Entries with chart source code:
## Begin

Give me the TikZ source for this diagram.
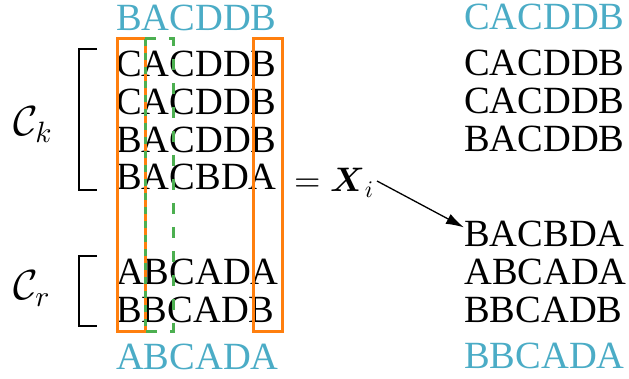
\documentclass[tikz,border=0pt]{standalone}
\usepackage{amsmath}
\usepackage[no-math]{fontspec}
\setmainfont{Liberation Serif}
\DeclareFontFamily{OML}{xcmm}{\skewchar\font127 }
\DeclareFontShape{OML}{xcmm}{m}{it}{<->cmmi10}{}
\DeclareFontShape{OML}{xcmm}{b}{it}{<->cmmib10}{}
\DeclareFontFamily{OMS}{xcmsy}{\skewchar\font48 }
\DeclareFontShape{OMS}{xcmsy}{m}{n}{<->cmsy10}{}
\DeclareFontShape{OMS}{xcmsy}{b}{n}{<->cmbsy10}{}
\DeclareFontFamily{OT1}{xcmr}{\hyphenchar\font45 }
\DeclareFontShape{OT1}{xcmr}{m}{n}{<->cmr10}{}
\DeclareFontShape{OT1}{xcmr}{bx}{n}{<->cmbx10}{}
\SetSymbolFont{operators}{normal}{OT1}{xcmr}{m}{n}
\SetSymbolFont{operators}{bold}{OT1}{xcmr}{bx}{n}
\SetSymbolFont{letters}{normal}{OML}{xcmm}{m}{it}
\SetSymbolFont{letters}{bold}{OML}{xcmm}{b}{it}
\SetSymbolFont{symbols}{normal}{OMS}{xcmsy}{m}{n}
\SetSymbolFont{symbols}{bold}{OMS}{xcmsy}{b}{n}
\usetikzlibrary{arrows.meta}
\definecolor{ornge}{RGB}{255,127,14}
\definecolor{grn}{RGB}{76,175,80}
\definecolor{sky}{RGB}{75,172,198}
\begin{document}
\begin{tikzpicture}[x=1pt,y=-1pt,
  seq/.style={anchor=base west,inner sep=0pt,font=\fontsize{38.5}{38.5}\selectfont},
  refseq/.style={seq,text=sky},
  brk/.style={line width=1.5pt},
  obox/.style={draw=ornge,line width=3pt},
  gbox/.style={draw=grn,line width=3pt,dash pattern=on 11pt off 13pt},
  gedge/.style={draw=grn,line width=3pt,dash pattern=on 7pt off 7pt},
  lbl/.style={anchor=base west,inner sep=0pt,font=\fontsize{42}{42}\selectfont},
  arr/.style={-{Latex[length=18pt,width=11pt]},line width=1.3pt}]
\useasboundingbox (0,0) rectangle (629,379);
% left column
\node[refseq] (lt) at (116,30.5) {BACDDB};
\node[seq] (l1) at (116,77) {CACDDB};
\node[seq] (l2) at (116,114.7) {CACDDB};
\node[seq] (l3) at (116,152.4) {BACDDB};
\node[seq] (l4) at (116,190) {BACBDA};
\node[seq] (l5) at (116,285) {ABCADA};
\node[seq] (l6) at (116,322) {BBCADB};
\node[refseq] (lb) at (116,369) {ABCADA};
% right column
\node[refseq] (rt) at (464,30) {CACDDB};
\node[seq] (r1) at (464,76) {CACDDB};
\node[seq] (r2) at (464,114) {CACDDB};
\node[seq] (r3) at (464,152) {BACDDB};
\node[seq] (r5) at (464,247) {BACBDA};
\node[seq] (r6) at (464,284) {ABCADA};
\node[seq] (r7) at (464,322) {BBCADB};
\node[refseq] (rb) at (464,368) {BBCADA};
% boxes
\draw[obox] (117,39) rectangle (145,331);
\draw[obox] (253,39) rectangle (282,331);
\draw[gbox] (145,39) -- (173,39) -- (173,331) -- (145,331);
\draw[gedge] (145,39) -- (145,331);
% brackets
\draw[brk] (97,49) -- (79,49) -- (79,190) -- (97,190);
\draw[brk] (97,256) -- (79,256) -- (79,326) -- (97,326);
% labels
\node[lbl] (ck) at (13,136) {$\mathcal{C}_k$};
\node[lbl] (cr) at (13,300) {$\mathcal{C}_r$};
\node[anchor=base west,inner sep=0pt,font=\fontsize{34}{34}\selectfont] (xi) at (294,192) {$=\boldsymbol{X}_i$};
\coordinate (as) at (377,181);
\draw[arr] (as) -- ([yshift=7pt]r5.west);
\end{tikzpicture}
\end{document}
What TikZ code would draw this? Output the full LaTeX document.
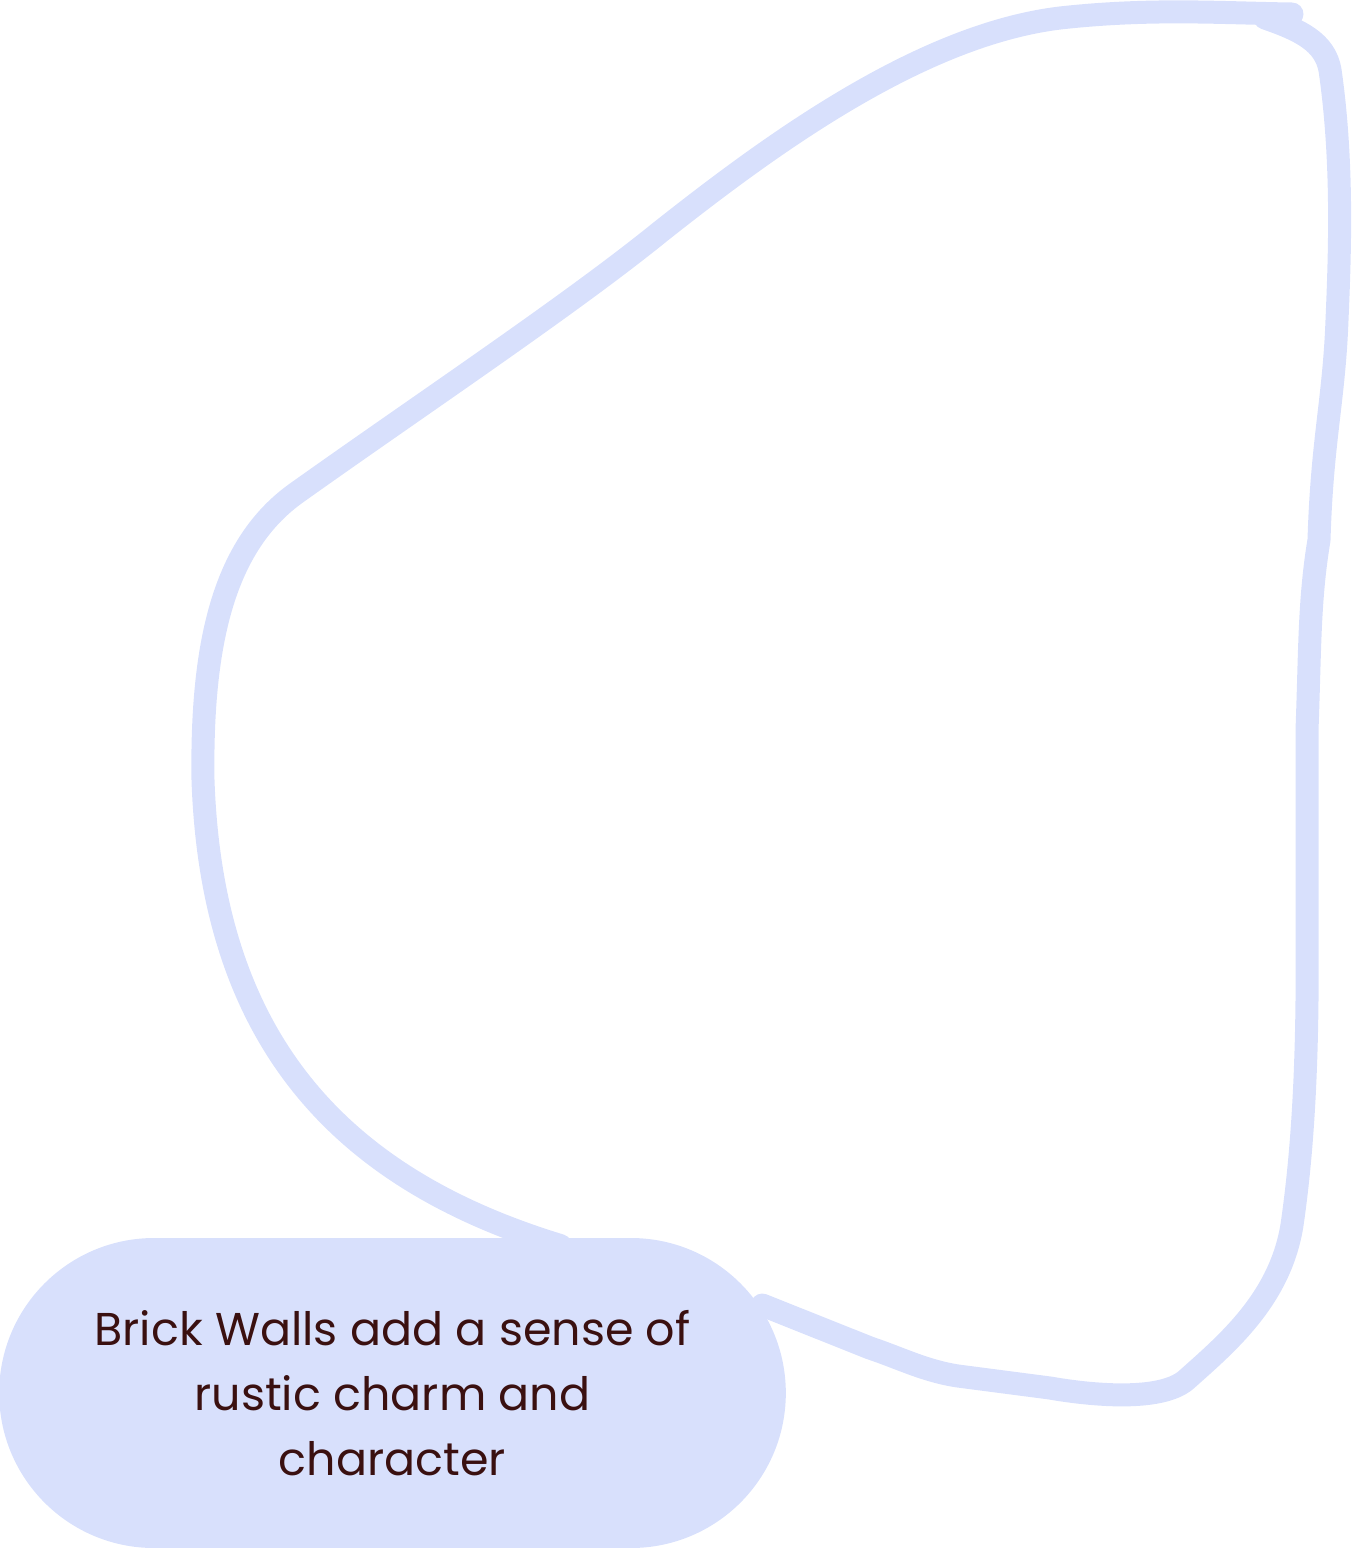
\documentclass[tikz,border=0pt]{standalone}
\usepackage{fontspec}
\setmainfont{Poppins}
\usepackage{xcolor}
\usepackage{tikz}
\usetikzlibrary{shapes,backgrounds,positioning}

\definecolor{wallblue}{HTML}{D8E0FC}
\definecolor{wallbrown}{HTML}{3A1010}

\begin{document}
\begin{tikzpicture}[
      x=0.5pt, y=-0.5pt,
      pill/.style={rounded rectangle, fill=wallblue, text=wallbrown, minimum width=400pt, minimum height=155pt, align=center, font=\fontsize{23}{32.5}\selectfont},
      loopline/.style={draw=wallblue, line width=11.5pt, line cap=round, line join=round}
    ]
      \useasboundingbox (0,0) rectangle (1352,1548);
      \node [pill] (brick) at (392.5,1393) {Brick Walls add a sense of\\rustic charm and\\character};

      \coordinate (loopin) at ([xshift=84pt, yshift=-4pt]brick.north);
      \coordinate (loopout) at ([xshift=-12pt, yshift=44pt]brick.east);

      \begin{scope}[on background layer]
        % left half, up to the top edge
        \draw [loopline] (loopin) .. controls (345,1180) and (212,1045) .. (203,780)
          .. controls (201,640) and (225,545) .. (295,494)
          .. controls (420,405) and (570,305) .. (660,232)
          .. controls (770,145) and (920,35) .. (1060,18)
          .. controls (1150,8) and (1220,13) .. (1292,14);
        % right half, back down to the pill
        \draw [loopline] (1265,18) .. controls (1300,30) and (1325,42) .. (1330,70)
          .. controls (1343,160) and (1340,250) .. (1337,320)
          .. controls (1334,400) and (1322,440) .. (1319,540)
          .. controls (1309,600) and (1310,650) .. (1307,730)
          -- (1307,1000)
          .. controls (1306,1100) and (1300,1170) .. (1292,1225)
          .. controls (1280,1300) and (1225,1345) .. (1186,1380)
          .. controls (1160,1402) and (1090,1395) .. (1050,1388)
          -- (958,1376)
          .. controls (925,1371) and (900,1358) .. (870,1348)
          -- (loopout);
      \end{scope}
    \end{tikzpicture}
\end{document}
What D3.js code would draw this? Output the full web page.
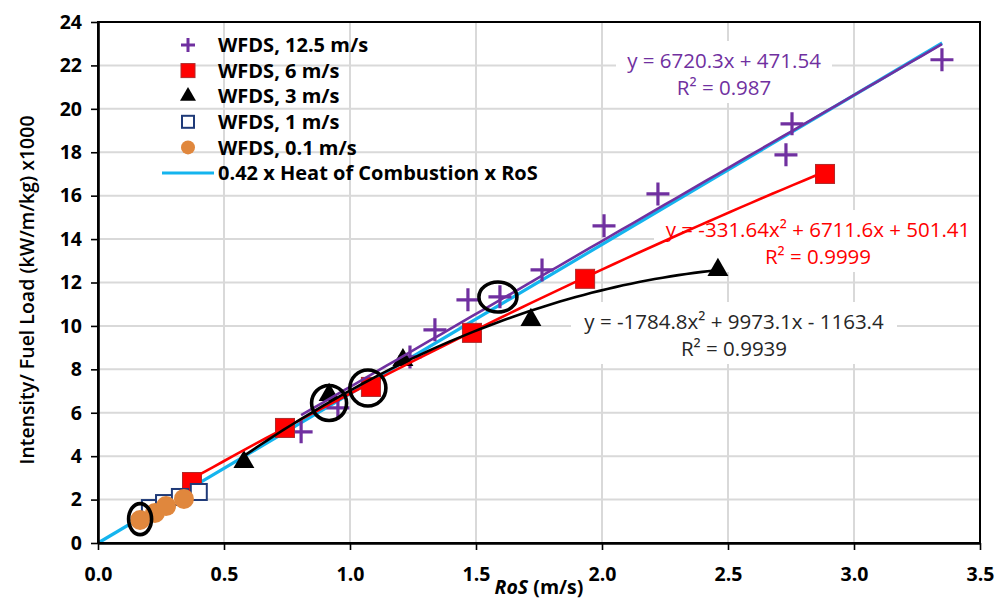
<!DOCTYPE html>
<html>
<head>
<meta charset="utf-8">
<script src="https://cdn.jsdelivr.net/npm/d3@7"></script>
<style>
  body { margin: 0; background: #fff; }
  svg { display: block; font-family: "Open Sans", "Noto Sans", sans-serif; }
</style>
</head>
<body>
<svg id="chart" width="998" height="601"></svg>
<script>
// Rate of spread (m/s) and intensity / fuel load (kW/m/kg, x1000) per WFDS wind speed
const ros125 = [0.806, 0.952, 1.238, 1.337, 1.468, 1.595, 1.762, 2.008, 2.222, 2.730, 2.754, 3.349];
const int125 = [5.12, 6.22, 8.57, 9.82, 11.20, 11.34, 12.58, 14.61, 16.08, 17.88, 19.31, 22.26];
const ros6 = [0.373, 0.742, 1.083, 1.484, 1.933, 2.885];
const int6 = [2.81, 5.30, 7.19, 9.68, 12.17, 17.00];
const ros3 = [0.579, 0.917, 1.210, 1.718, 2.460];
const int3 = [3.73, 6.82, 8.43, 10.28, 12.58];
const ros1 = [0.206, 0.262, 0.325, 0.400];
const int1 = [1.61, 1.84, 2.12, 2.35];
const ros01 = [0.167, 0.226, 0.270, 0.341];
const int01 = [1.06, 1.38, 1.70, 2.03];

// Trendline coefficients [x², x, const] (raw units) and R²
const fit125 = [0, 6720.3, 471.54];
const fit6 = [-331.64, 6711.6, 501.41];
const fit3 = [-1784.8, 9973.1, -1163.4];
const r2 = [0.987, 0.9999, 0.9939];

// Reference line: 0.42 x heat of combustion (kJ/kg) x RoS
const combustionFraction = 0.42;
const heatOfCombustion = 16370;
const refRosRange = [0, 3.35];

// Highlighted runs (RoS, intensity x1000)
const highlightRos = [0.167, 0.917, 1.071, 1.587];
const highlightInt = [1.10, 6.45, 7.14, 11.33];

const legendLabels = ["WFDS, 12.5 m/s", "WFDS, 6 m/s", "WFDS, 3 m/s", "WFDS, 1 m/s", "WFDS, 0.1 m/s",
  "0.42 x Heat of Combustion x RoS"];
const xTicks = [0, 0.5, 1.0, 1.5, 2.0, 2.5, 3.0, 3.5];
const yTicks = [0, 2, 4, 6, 8, 10, 12, 14, 16, 18, 20, 22, 24];

const svg = d3.select("#chart");
const W = 998, H = 601;
const m = { left: 98, right: 18, top: 22, bottom: 58 };
const x = d3.scaleLinear().domain([0, 3.5]).range([m.left, W - m.right]);
const y = d3.scaleLinear().domain([0, 24]).range([H - m.bottom, m.top]);

const C = { purple: "#7030A0", red: "#FF0000", black: "#000", navy: "#1F3A78", orange: "#E0873D", cyan: "#14B4EE", grid: "#D9D9D9" };

// layers, bottom to top
const gGrid = svg.append("g");
const gLabelBg = svg.append("g");
const gRef = svg.append("g");
const gMarks = svg.append("g");
const gTrend = svg.append("g");
const gLabelText = svg.append("g");
const gRings = svg.append("g");
const gAxes = svg.append("g");
const gLegend = svg.append("g");

// gridlines
gGrid.selectAll("line.gx").data(xTicks.slice(1, -1)).join("line").attr("class", "gx")
  .attr("x1", d => x(d)).attr("x2", d => x(d)).attr("y1", y(0)).attr("y2", y(24))
  .attr("stroke", C.grid).attr("stroke-width", 2);
gGrid.selectAll("line.gy").data(yTicks.slice(1, -1)).join("line").attr("class", "gy")
  .attr("x1", x(0)).attr("x2", x(3.5)).attr("y1", d => y(d)).attr("y2", d => y(d))
  .attr("stroke", C.grid).attr("stroke-width", 2);

// trendline equation text built from the coefficients
const abs = v => String(Math.abs(v));
function eqText(c) {
  const parts = [];
  if (c[0] !== 0) parts.push((c[0] < 0 ? "-" : "") + abs(c[0]) + "x²");
  const lin = abs(c[1]) + "x";
  parts.push(parts.length ? (c[1] < 0 ? " - " : " + ") + lin : (c[1] < 0 ? "-" : "") + lin);
  parts.push((c[2] < 0 ? " - " : " + ") + abs(c[2]));
  return "y = " + parts.join("");
}
const eqLabels = [
  { c: fit125, r: r2[0], cx: 724, cy: 61, color: C.purple, w: 200 },
  { c: fit6, r: r2[1], cx: 818, cy: 230, color: C.red, w: 312 },
  { c: fit3, r: r2[2], cx: 734, cy: 322, color: "#262626", w: 310 }
];
eqLabels.forEach(L => {
  gLabelBg.append("rect").attr("x", L.cx - L.w / 2 - 8).attr("y", L.cy - 20)
    .attr("width", L.w + 16).attr("height", 62).attr("fill", "#fff");
  gLabelText.append("text").attr("x", L.cx).attr("y", L.cy).attr("dy", "0.36em").attr("text-anchor", "middle")
    .attr("font-size", 20.5).attr("fill", L.color).text(eqText(L.c));
  gLabelText.append("text").attr("x", L.cx).attr("y", L.cy + 27).attr("dy", "0.36em").attr("text-anchor", "middle")
    .attr("font-size", 20.5).attr("fill", L.color).text("R² = " + L.r);
});

// reference line
const slope = combustionFraction * heatOfCombustion / 1000;
gRef.append("path")
  .attr("d", d3.line()(refRosRange.map(r => [x(r), y(slope * r)])))
  .attr("stroke", C.cyan).attr("stroke-width", 3.2).attr("fill", "none");

// markers
const zip = (a, b) => a.map((v, i) => [v, b[i]]);
const plus = (g, s, sw) => g.append("path")
  .attr("d", `M${-s},0H${s}M0,${-s}V${s}`).attr("stroke", C.purple).attr("stroke-width", sw).attr("fill", "none");

gMarks.append("g").selectAll("g").data(zip(ros125, int125)).join("g")
  .attr("transform", d => `translate(${x(d[0])},${y(d[1])})`)
  .each(function () { plus(d3.select(this), 11.5, 3.2); });

gMarks.append("g").selectAll("rect").data(zip(ros6, int6)).join("rect")
  .attr("x", d => x(d[0]) - 9.5).attr("y", d => y(d[1]) - 9.5).attr("width", 19).attr("height", 19)
  .attr("fill", C.red).attr("stroke", "#B02A2A").attr("stroke-width", 1);

const tri = d3.symbol().type(d3.symbolTriangle).size(190);
gMarks.append("g").selectAll("path").data(zip(ros3, int3)).join("path")
  .attr("d", tri).attr("transform", d => `translate(${x(d[0])},${y(d[1])})`).attr("fill", C.black);

gMarks.append("g").selectAll("rect").data(zip(ros1, int1)).join("rect")
  .attr("x", d => x(d[0]) - 8).attr("y", d => y(d[1]) - 8).attr("width", 16).attr("height", 16)
  .attr("fill", "#fff").attr("stroke", C.navy).attr("stroke-width", 2);

gMarks.append("g").selectAll("circle").data(zip(ros01, int01)).join("circle")
  .attr("cx", d => x(d[0])).attr("cy", d => y(d[1])).attr("r", 10).attr("fill", C.orange);

// trendlines over the range of each series
const poly = c => r => (c[0] * r * r + c[1] * r + c[2]) / 1000;
function trend(c, xs, color) {
  const f = poly(c);
  const [a, b] = d3.extent(xs);
  const pts = d3.range(0, 61).map(i => a + (b - a) * i / 60);
  gTrend.append("path").attr("d", d3.line()(pts.map(r => [x(r), y(f(r))])))
    .attr("stroke", color).attr("stroke-width", 2.6).attr("fill", "none");
}
trend(fit125, ros125, C.purple);
trend(fit6, ros6, C.red);
trend(fit3, ros3, C.black);

// highlight rings
const ringR = [[11.5, 15.5], [17.5, 17.5], [18, 18], [19, 15]];
gRings.selectAll("ellipse").data(zip(highlightRos, highlightInt)).join("ellipse")
  .attr("cx", d => x(d[0])).attr("cy", d => y(d[1]))
  .attr("rx", (d, i) => ringR[i][0]).attr("ry", (d, i) => ringR[i][1])
  .attr("fill", "none").attr("stroke", "#000").attr("stroke-width", 3.6);

// frame and axes
gAxes.append("rect").attr("x", x(0)).attr("y", y(24)).attr("width", x(3.5) - x(0)).attr("height", y(0) - y(24))
  .attr("fill", "none").attr("stroke", "#000").attr("stroke-width", 2);

const xAxis = gAxes.append("g").attr("transform", `translate(0,${y(0)})`)
  .call(d3.axisBottom(x).tickValues(xTicks).tickFormat(d3.format(".1f")).tickSizeInner(7).tickSizeOuter(0).tickPadding(17));
const yAxis = gAxes.append("g").attr("transform", `translate(${x(0)},0)`)
  .call(d3.axisLeft(y).tickValues(yTicks).tickFormat(d3.format("d")).tickSizeInner(7).tickSizeOuter(0).tickPadding(9));
[xAxis, yAxis].forEach(a => {
  a.select(".domain").attr("stroke", "#000").attr("stroke-width", 2.6);
  a.selectAll(".tick line").attr("stroke", "#000").attr("stroke-width", 1.6);
  a.selectAll(".tick text").attr("fill", "#000").attr("font-size", 19.5).attr("font-weight", "bold")
    .attr("font-family", "'Open Sans', 'Noto Sans', sans-serif");
});

// axis titles
const xt = gAxes.append("text").attr("x", (x(0) + x(3.5)) / 2).attr("y", 594).attr("text-anchor", "middle")
  .attr("font-size", 19.5).attr("font-weight", "bold");
xt.append("tspan").attr("font-style", "italic").text("RoS");
xt.append("tspan").text(" (m/s)");
gAxes.append("text").attr("transform", `translate(27,290) rotate(-90)`)
  .attr("text-anchor", "middle").attr("dy", "0.35em").attr("font-size", 19.5).attr("font-weight", 600)
  .text("Intensity/ Fuel Load (kW/m/kg) x1000");

// legend
const rowY = i => 45 + i * 25.6;
plus(gLegend.append("g").attr("transform", `translate(188,${rowY(0)})`), 7, 3);
gLegend.append("rect").attr("x", 181).attr("y", rowY(1) - 7).attr("width", 14).attr("height", 14)
  .attr("fill", C.red).attr("stroke", "#B02A2A").attr("stroke-width", 1);
gLegend.append("path").attr("d", d3.symbol().type(d3.symbolTriangle).size(110))
  .attr("transform", `translate(188,${rowY(2)})`).attr("fill", "#000");
gLegend.append("rect").attr("x", 182).attr("y", rowY(3) - 6).attr("width", 12).attr("height", 12)
  .attr("fill", "#fff").attr("stroke", C.navy).attr("stroke-width", 2);
gLegend.append("circle").attr("cx", 188).attr("cy", rowY(4)).attr("r", 7).attr("fill", C.orange);
gLegend.append("line").attr("x1", 162).attr("x2", 214).attr("y1", rowY(5)).attr("y2", rowY(5))
  .attr("stroke", C.cyan).attr("stroke-width", 3.2);
gLegend.selectAll("text").data(legendLabels).join("text")
  .attr("x", 218).attr("y", (d, i) => rowY(i)).attr("dy", "0.36em")
  .attr("font-size", 20).attr("font-weight", "bold").text(d => d);
</script>
</body>
</html>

## End

▶ **STATED EXERCISE**
In the listing above, find the line containing "What TikZ code" and the line containing "[pill] (brick) at", then write out both of them and every line between, exactly, with no pictures.

▶ **SOLVED EXERCISE**
What TikZ code would draw this? Output the full LaTeX document.
\documentclass[tikz,border=0pt]{standalone}
\usepackage{fontspec}
\setmainfont{Poppins}
\usepackage{xcolor}
\usepackage{tikz}
\usetikzlibrary{shapes,backgrounds,positioning}

\definecolor{wallblue}{HTML}{D8E0FC}
\definecolor{wallbrown}{HTML}{3A1010}

\begin{document}
\begin{tikzpicture}[
      x=0.5pt, y=-0.5pt,
      pill/.style={rounded rectangle, fill=wallblue, text=wallbrown, minimum width=400pt, minimum height=155pt, align=center, font=\fontsize{23}{32.5}\selectfont},
      loopline/.style={draw=wallblue, line width=11.5pt, line cap=round, line join=round}
    ]
      \useasboundingbox (0,0) rectangle (1352,1548);
      \node [pill] (brick) at (392.5,1393) {Brick Walls add a sense of\\rustic charm and\\character};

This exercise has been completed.